Different solution for same contour integral $\int_{0}^{\infty}\frac{\cos(x)}{1+x^2}dx$

Question

This question might be silly but I am quite puzzled by this problem. In this exercise I am required to solve the following integral

$$\int_{0}^{\infty}\frac{\cos(x)}{1+x^2}dx$$

which I will call $A$ from now on. Since $f(x)= f(-x)$ I conclude $$A = \frac{1}{2} \int_{-\infty}^{\infty}\frac{\cos(x)}{1+x^2}dx.$$ Now I can switch to the complex variable $z$ and rewrite $\cos(z)$ as $\frac{e^{iz}+e^{-iz}}{2}$ and obtain

$$\frac{1}{4}\int_{\gamma}\frac{e^{iz}+e^{-iz}}{1+z^2}dz$$

where $\gamma$ is the upper semicircle with radius $r$. Then I can evaluate the residue for $z=i$ (the radius is eventually going to tend to infinity) and via Jordan's Lemma I get

$$A = \frac{\pi}{4}(e^{-1} + e).$$

Now, my professor solved this integral in a very similar manner but he passed from

$$A = \frac{1}{2} \int_{-\infty}^{\infty}\frac{\cos(x)}{1+x^2}dx = \frac{1}{2} \int_{-\infty}^{\infty}\frac{e^{ix}}{1+x^2}dx $$

I tried to reconstruct the steps that bring me from one form to the other but I am not capable of doing so. What am I missing here?
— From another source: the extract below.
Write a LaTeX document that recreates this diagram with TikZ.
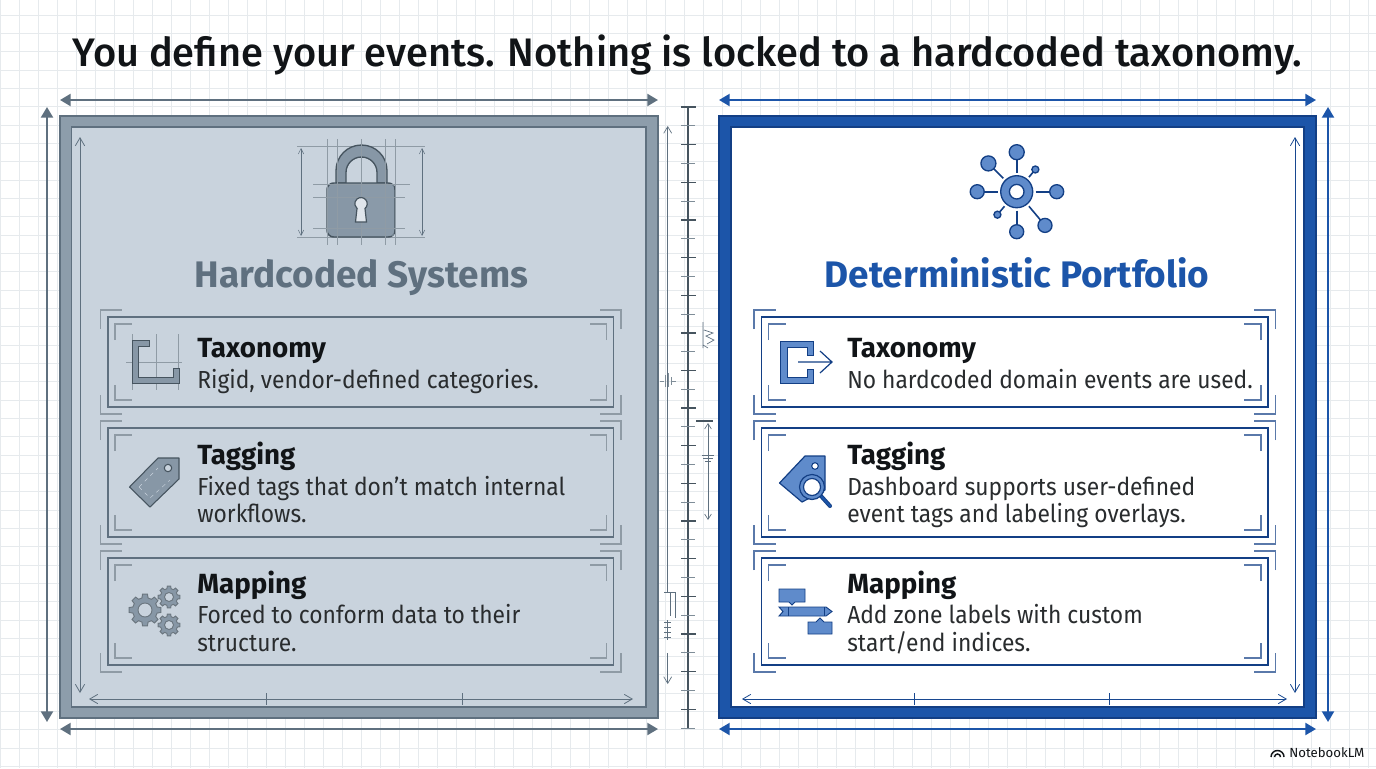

Thanks in advance to everyone who is going to participate.

Answer 1

Note that $e^{ix}=\cos(x)+i\sin(x)$ and $$\int_{-\infty}^{\infty}\frac{\sin(x)}{1+x^2}dx=0$$ because the integrand is an odd integrable function. Hence $$\int_{-\infty}^{\infty}\frac{e^{ix}}{1+x^2}dx=\int_{-\infty}^{\infty}\frac{\cos(x)}{1+x^2}dx +i\int_{-\infty}^{\infty}\frac{\sin(x)}{1+x^2}dx= \int_{-\infty}^{\infty}\frac{\cos(x)}{1+x^2}dx+0=2A.$$ Now, by using the residue theorem, we find $$A=\pi i \operatorname{Res} \left(\frac{e^{iz}}{z^2+1};i\right) = \pi i \frac{e^{-1}}{2i} = \frac{\pi}{2e}.$$

P.S. As regards your approach, note that the integral of $\frac{e^{iz}+e^{-iz}}{1+z^2}$ does not go to zero along the upper semicircle $\Gamma_R$ with $R>1$. As a bonus question, verify that that integral is equal to $2\pi-\pi e -\pi/e$.

Answer 2

Since $\sin$ is an odd function, $\int_{-\infty}^\infty\frac{\sin x}{1+x^2}\,\mathrm dx=0$ and therefore\begin{align}\int_{-\infty}^\infty\frac{e^{ix}}{1+x^2}\,\mathrm dx&=\int_{-\infty}^\infty\frac{\cos(x)+\sin(x)i}{1+x^2}\,\mathrm dx\\&=\int_{-\infty}^\infty\frac{\cos(x)}{1+x^2}\,\mathrm dx.\end{align}

Answer 3

Unfortunately your choice of function and curve don't work and is why proof of contours vanishing or not vanishing are important (I wish physicists would take note here).

Using the residue theorem and equating it to your integral relies on the integral along the circular arc vanishing. But at the top of the arc

$$\frac{e^{iz}+ e^{-iz}}{1+z^2} \to \frac{e^{-y}+e^y}{1-y^2} \not\to 0$$ because it is exponentially growing, not decaying, as you take the radius of the arc to be larger and larger. This is in fact true for all points on the arc in the upper half plane, so this is not a problem that can be principal valued away by ignoring the imaginary axis.